The mullahs are terrified about what these protests represent for their continued rule and know that it represents the beginning of the end for their dictatorship.
These protests, fuelled by deep economic stress that is not going away anytime soon, spread like wildfire throughout Iran, even taking hold in the Regime’s traditional strongholds.
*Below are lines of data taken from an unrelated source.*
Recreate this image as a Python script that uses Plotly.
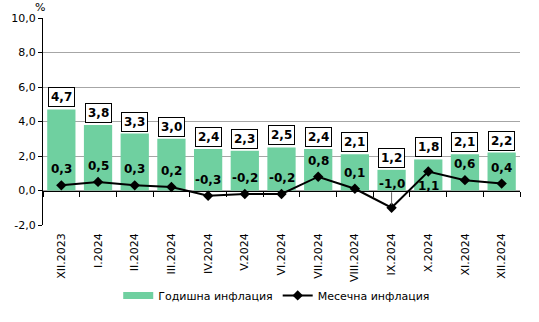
import plotly.graph_objects as go

# Periods and inflation rates (%)
periods = ["XII.2023", "I.2024", "II.2024", "III.2024", "IV.2024", "V.2024",
           "VI.2024", "VII.2024", "VIII.2024", "IX.2024", "X.2024", "XI.2024", "XII.2024"]
annual = [4.7, 3.8, 3.3, 3.0, 2.4, 2.3, 2.5, 2.4, 2.1, 1.2, 1.8, 2.1, 2.2]
monthly = [0.3, 0.5, 0.3, 0.2, -0.3, -0.2, -0.2, 0.8, 0.1, -1.0, 1.1, 0.6, 0.4]
y_ticks = [-2, 0, 2, 4, 6, 8, 10]

FONT = "DejaVu Sans"
BAR_COLOR = "#6fd0a0"


def fmt(v):
    return f"{v:.1f}".replace(".", ",")


fig = go.Figure()

fig.add_trace(go.Bar(
    x=periods, y=annual, name="Годишна инфлация",
    marker=dict(color=BAR_COLOR, line=dict(width=0)),
    xaxis="x", yaxis="y", showlegend=False,
))
# Legend key for the bars drawn as a thick flat stripe
fig.add_trace(go.Scatter(
    x=[None], y=[None], name="Годишна инфлация", mode="lines",
    line=dict(color=BAR_COLOR, width=7), xaxis="x", yaxis="y",
))
fig.add_trace(go.Scatter(
    x=periods, y=monthly, name="Месечна инфлация",
    mode="lines+markers",
    line=dict(color="black", width=2),
    marker=dict(symbol="diamond", size=8, color="black"),
    xaxis="x2", yaxis="y",
))

annotations = []
# Boxed annual labels above the bars
for p, v in zip(periods, annual):
    annotations.append(dict(
        x=p, y=v, xref="x", yref="y", text=fmt(v),
        showarrow=False, yshift=12,
        font=dict(family=FONT, size=12, color="black", weight="bold"),
        bgcolor="white", bordercolor="black", borderwidth=1, borderpad=2,
    ))
# Monthly labels next to the line points
for p, v in zip(periods, monthly):
    ann = dict(
        x=p, y=v, xref="x", yref="y", text=fmt(v),
        font=dict(family=FONT, size=12, color="black", weight="bold"),
    )
    if p == "IX.2024":
        ann.update(showarrow=True, arrowhead=0, arrowwidth=1, arrowcolor="#606060",
                   ax=0, ay=-24, standoff=3)
    elif p == "X.2024":
        ann.update(showarrow=False, yshift=-14)
    else:
        ann.update(showarrow=False, yshift=16)
    annotations.append(ann)

# Unit label above the value axis
annotations.append(dict(
    x=0, y=1, xref="paper", yref="paper", text="%", showarrow=False,
    xanchor="center", yanchor="bottom", xshift=-3, yshift=2,
    font=dict(family=FONT, size=11, color="black"),
))

zero_pos = (0 - (-2)) / 12.0

fig.update_layout(
    width=539, height=322,
    margin=dict(l=43, r=19, t=18, b=94),
    paper_bgcolor="white", plot_bgcolor="white",
    separators=",.",
    bargap=0.23,
    font=dict(family=FONT, size=11, color="black"),
    showlegend=True,
    legend=dict(orientation="h", x=0.49, xanchor="center", y=-0.34, yanchor="middle",
                font=dict(family=FONT, size=11, color="black"),
                tracegroupgap=0, bgcolor="rgba(0,0,0,0)"),
    xaxis=dict(
        type="category", categoryorder="array", categoryarray=periods,
        range=[-0.5, 12.5], tickangle=-90, showgrid=False, showline=False,
        ticks="", ticklabelstandoff=5,
        tickfont=dict(family=FONT, size=11, color="black"),
        anchor="y",
    ),
    xaxis2=dict(
        type="category", categoryorder="array", categoryarray=periods,
        range=[-0.5, 12.5], overlaying="x", anchor="free", position=zero_pos,
        showticklabels=False, showgrid=False, showline=True, linecolor="black",
        linewidth=1, ticks="outside", tickson="boundaries", ticklen=5,
        tickcolor="black", tickwidth=1,
    ),
    yaxis=dict(
        range=[-2, 10], tickvals=y_ticks, ticktext=[fmt(t) for t in y_ticks],
        showgrid=True, gridcolor="#a6a6a6", gridwidth=1,
        zeroline=False, showline=True, linecolor="black", linewidth=1,
        ticks="outside", ticklen=4, tickcolor="black",
        tickfont=dict(family=FONT, size=11, color="black"),
    ),
    annotations=annotations,
)

fig.write_html("out.html")
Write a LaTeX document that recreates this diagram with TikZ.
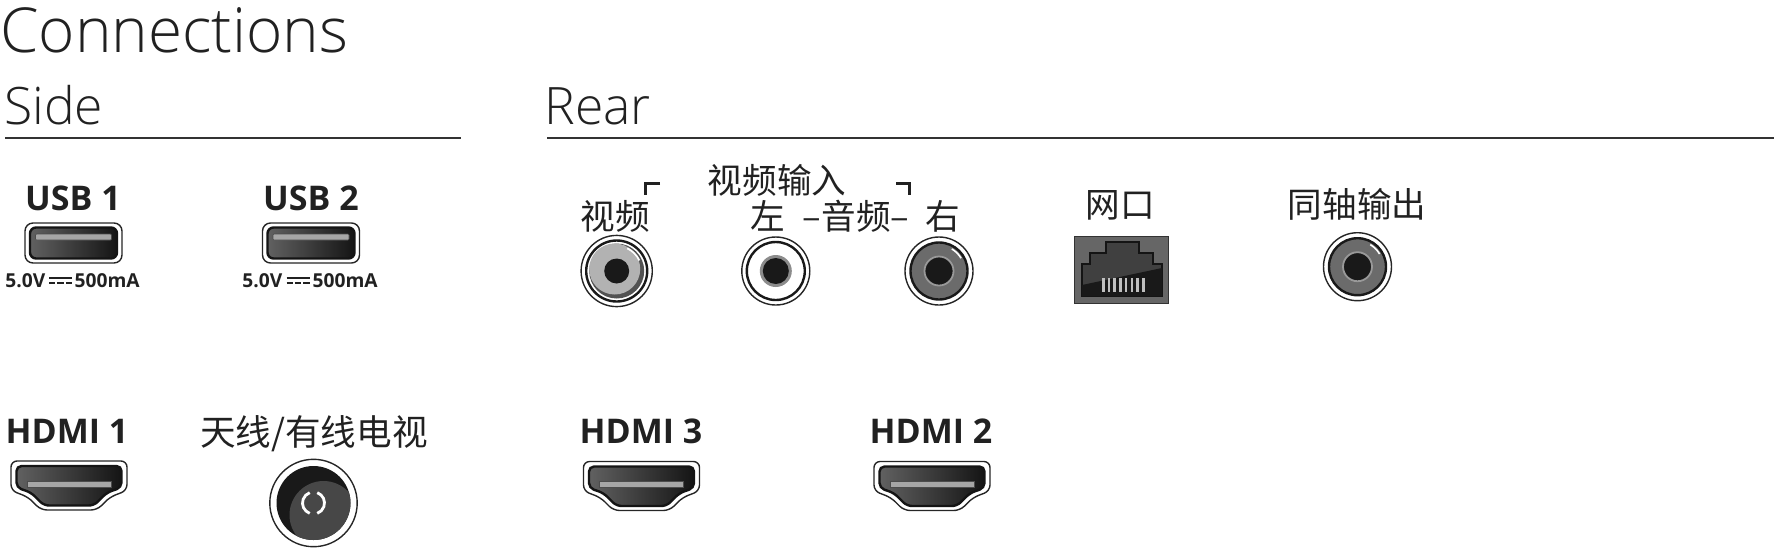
\documentclass[tikz,border=0pt]{standalone}
\usepackage{fontspec}
\setmainfont{Open Sans}
\newfontfamily\lightfont{Open Sans}[UprightFont=* Light]
\newfontfamily\cjk{Noto Sans CJK SC}
\usetikzlibrary{positioning}
\colorlet{inkcol}{black!87}
\tikzset{
  heading/.style={inner sep=0pt, anchor=base west, font=\lightfont\fontsize{25.8}{25.8}\selectfont, text=inkcol},
  portname/.style={inner sep=0pt, anchor=base, font=\bfseries\fontsize{17}{17}\selectfont, text=inkcol},
  cjklabel/.style={inner sep=0pt, anchor=base, font=\cjk\fontsize{17.3}{17.3}\selectfont, text=inkcol},
  ratelabel/.style={inner sep=0pt, font=\bfseries\fontsize{9.6}{9.6}\selectfont, text=inkcol},
  rule/.style={line width=0.7pt, black!80},
  corner/.style={line width=1.5pt, inkcol},
  rim/.style={draw=black!85, line width=0.7pt, fill=white},
  ring/.style={draw=black!90, line width=1.2pt},
  body/.style={draw=black!92, line width=1.2pt, left color=black!62, right color=black!92},
  blade/.style={draw=black!70, line width=0.3pt, fill=black!35},
  usbport/.pic={
    \draw[rim, rounded corners=4pt] (-48.5,-20) rectangle (48.5,20);
    \draw[body, rounded corners=3pt] (-43.5,-15.5) rectangle (43.5,15.5);
    \draw[blade, rounded corners=0.5pt] (-38,-9) rectangle (38,-3);
  },
  hdmiport/.pic={
    \draw[rim, rounded corners=3pt] (-58,-24.5) -- (58,-24.5) -- (58,5) -- (41,11.5) -- (28,24.5) -- (-28,24.5) -- (-41,11.5) -- (-58,5) -- cycle;
    \draw[body, rounded corners=2.5pt] (-52.5,-19.5) -- (52.5,-19.5) -- (52.5,2) -- (38,7) -- (25,20) -- (-25,20) -- (-38,7) -- (-52.5,2) -- cycle;
    \draw[blade] (-42,-4.5) rectangle (42,1.5);
  },
  rfport/.pic={
    \draw[rim, line width=0.7pt] (0,0) circle (43.7);
    \fill[black!90] (0,0) circle (37);
    \begin{scope}
      \clip (0,0) circle (37);
      \fill[black!72] (10,12) circle (34);
    \end{scope}
    \draw[white, line width=1.4pt] (-70:11) arc (-70:70:11);
    \draw[white, line width=1.4pt] (110:11) arc (110:250:11);
  },
  videoport/.pic={
    \draw[rim] (0,0) circle (35.6);
    \draw[ring] (0,0) circle (30.5);
    \fill[black!68] (0,0) circle (27.5);
    \fill[black!30] (-2,-2) circle (25.5);
    \draw[white, line width=0.9pt] (-65:25) arc (-65:-25:25);
    \fill[black!90] (0,0) circle (12.5);
  },
  leftport/.pic={
    \draw[rim] (0,0) circle (34);
    \draw[ring] (0,0) circle (29);
    \fill[black!45] (0,0) circle (16);
    \fill[black!90] (0,0) circle (13);
  },
  darkport/.pic={
    \draw[rim] (0,0) circle (34);
    \draw[ring, fill=black!58] (0,0) circle (28.5);
    \draw[white, line width=0.8pt] (-60:25.5) arc (-60:-30:25.5);
    \draw[black!40, line width=0.9pt, fill=black!90] (0,0) circle (14.5);
  },
  dcmark/.pic={
    \draw[inkcol, line width=1pt] (0,-2.5) -- (23,-2.5);
    \draw[inkcol, line width=1pt, dash pattern=on 3.1pt off 1.1pt] (0,2.5) -- (23,2.5);
  },
  lanport/.pic={
    \draw[black!80, line width=0.5pt, fill=black!60] (-47,-33.5) rectangle (47,33.5);
    \draw[black!92, line width=1.1pt, fill=black!75] (-39,26.5) -- (-39,-5.5) -- (-31,-5.5) -- (-31,-16.5) -- (-15,-16.5) -- (-15,-27.5) -- (18,-27.5) -- (18,-16.5) -- (32,-16.5) -- (32,-5.5) -- (41,-5.5) -- (41,26.5) -- cycle;
    \fill[black!90] (-39,15.5) -- (41,-1.5) -- (41,26.5) -- (-39,26.5) -- cycle;
    \foreach \pinx in {0,...,7}
      \fill[black!25] (-19+\pinx*5.7,8.5) rectangle ++(2.6,14);
  },
}
\begin{document}
\begin{tikzpicture}[x=0.5pt,y=-0.5pt]
\useasboundingbox (0,0) rectangle (1774,548);

% headings
\node[heading, font=\lightfont\fontsize{31}{31}\selectfont] (title) at (0,52) {Connections};
\node[heading] (side) at (4,124) {Side};
\node[heading] (rear) at (544,124) {Rear};
\draw[rule] (5,138) -- (461,138);
\draw[rule] (547,138) -- (1774,138);

% side
\node[portname] (usb1) at (73,210) {USB 1};
\node[portname] (usb2) at (311,210) {USB 2};
\pic (usbport1) at (73.5,243) {usbport};
\pic (usbport2) at (311,243) {usbport};
\node[ratelabel, anchor=base west] (volt1) at (5,287) {5.0V};
\node[ratelabel, anchor=base east] (amp1) at (140,287) {500mA};
\pic (dc1) at (49,280.5) {dcmark};
\node[ratelabel, anchor=base west] (volt2) at (242,287) {5.0V};
\node[ratelabel, anchor=base east] (amp2) at (378,287) {500mA};
\pic (dc2) at (286.5,280.5) {dcmark};
\node[portname] (hdmi1) at (67,443) {HDMI 1};
\pic (hdmiport1) at (69,485.5) {hdmiport};
\node[cjklabel, font=\cjk\fontsize{17.8}{17.8}\selectfont] (aerial) at (314,445) {天线/有线电视};
\pic (rf) at (313.5,503) {rfport};

% rear
\node[cjklabel] (input) at (777,193) {视频输入};
\node[cjklabel] (video) at (615,229) {视频};
\node[cjklabel] (left) at (768,229) {左};
\node[cjklabel] (audio) at (856,229) {–音频–};
\node[cjklabel] (right) at (943,229) {右};
\draw[corner] (660,183) -- (645,183) -- (645,195);
\draw[corner] (896,183) -- (909,183) -- (909,195);
\pic (videojack) at (616.7,271) {videoport};
\pic (leftjack) at (775.8,271) {leftport};
\pic (rightjack) at (939,271) {darkport};
\node[cjklabel] (net) at (1120.5,217) {网口};
\pic (lan) at (1121,269.5) {lanport};
\node[cjklabel] (coax) at (1357,217) {同轴输出};
\pic (coaxjack) at (1357.5,266.7) {darkport};
\node[portname] (hdmi3) at (641,443) {HDMI 3};
\node[portname] (hdmi2) at (931,443) {HDMI 2};
\pic (hdmiport3) at (641.5,486) {hdmiport};
\pic (hdmiport2) at (932,486) {hdmiport};

\end{tikzpicture}
\end{document}
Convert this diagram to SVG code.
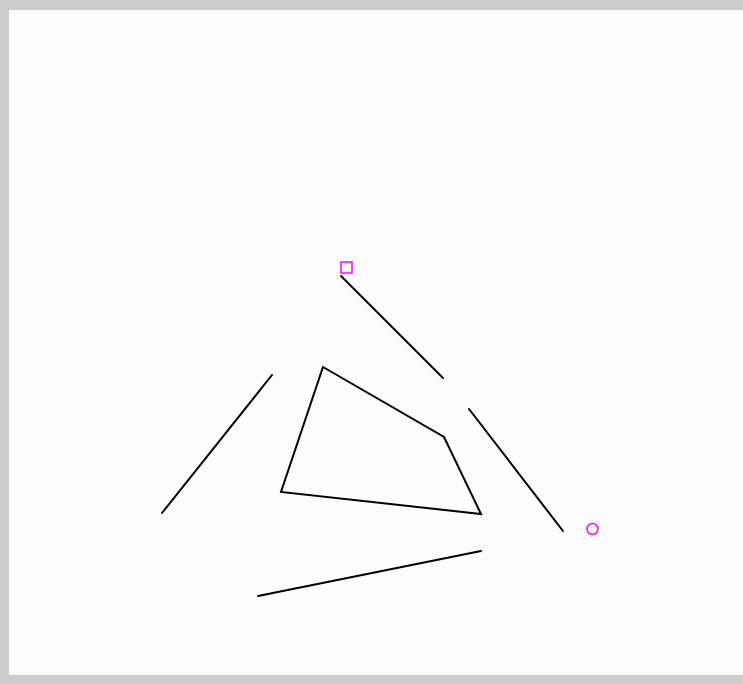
<svg xmlns="http://www.w3.org/2000/svg" width="743" height="684" viewBox="0 0 743 684">
<style>
.ln{stroke:#000;stroke-width:2;fill:none;stroke-linecap:round;stroke-linejoin:miter}
.mk{stroke:#ff00ff;stroke-width:1.5;fill:none}
</style>
<rect x="0" y="0" width="743" height="684" fill="#cccccc"/>
<rect x="9" y="10" width="734" height="665" fill="#fdfdfd"/>
<g id="shape-polygon">
<polygon class="ln" points="323,367 444,437 481,514 281,492"/>
</g>
<g id="connectors">
<line class="ln" x1="341" y1="276" x2="443" y2="378"/>
<line class="ln" x1="469" y1="409" x2="563" y2="531"/>
<line class="ln" x1="272" y1="375" x2="162" y2="513"/>
<line class="ln" x1="258" y1="596" x2="481" y2="551"/>
</g>
<g id="marker-square">
<rect class="mk" x="341" y="262" width="11" height="11"/>
</g>
<g id="marker-circle">
<circle class="mk" cx="592.5" cy="529" r="5.5"/>
</g>
</svg>
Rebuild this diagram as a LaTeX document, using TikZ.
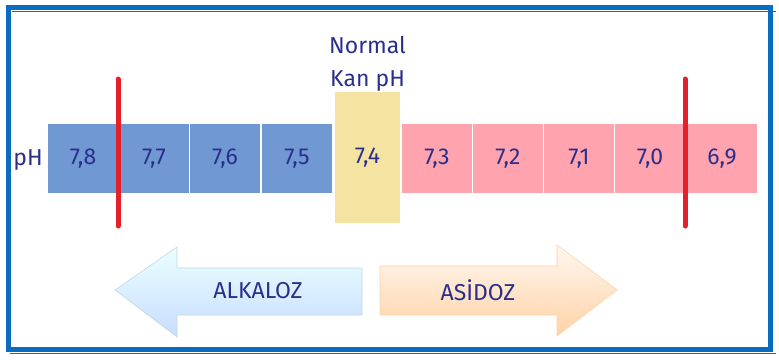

They took on a life of their own, incorporating the many, many issues that the ordinary people have with the Regime, including corruption, human rights abuses, rigged elections, support for terrorism, and foreign warfare.
Furthermore, the protesters attacked symbols of the Iranian Regime, like religious institutions and government buildings, which indicate that the people are not scared of the Regime anymore and could foreshadow another grassroots movement.
The Regime is also facing struggles abroad, including:
• the war in Syria potentially coming to a peaceful end, without Iran being able to influence Assad

• the Houthis in Yemen are weakened, especially after they assassinated their own pick for President, and may be forced to enter into peace talks with the Saudi-led military coalition

• Iraqi leaders are openly rejecting Iran’s influence in Iraq, which Iran regards as an Iranian province

• the Lebanese Hezbollah are struggling financially, because sanctions against the terrorist group mean that Iran can’t send as much money as it used to, and domestically, because its Shiite base is angry over the level of death from Hezbollah’s involvement in Syria on behalf of Iran

• a reconciliation between Hamas and the Palestinian Authority, means that Iran will have a harder time getting Hamas to start another war

Avi Melamed, the Salisbury Fellow of Intelligence & Middle East Affairs for the Eisenhower Institute in Washington, DC and Gettysburg College, wrote: “2018 finds the Iranian regime facing a major dilemma: Continue to exhaust its resources cultivating and financing regional agents and proxies to do its bidding in pursuit of regional domination and the creation of a crescent-shaped Shiite Persian Empire — or change course, and allocate those resources to addressing the challenges at home and thus abandon its mission?”

On top of this, there are several major events that will impact developments in Iran, including US policy on Iran and the fate of the nuclear deal, implementation of the Iranian budget that originally sparked the protests, and the ill-health of supreme leader Ali Khamenei and the power struggles between various factions of the Iranian Regime.

Simply, the Regime may soon be removed from Iran.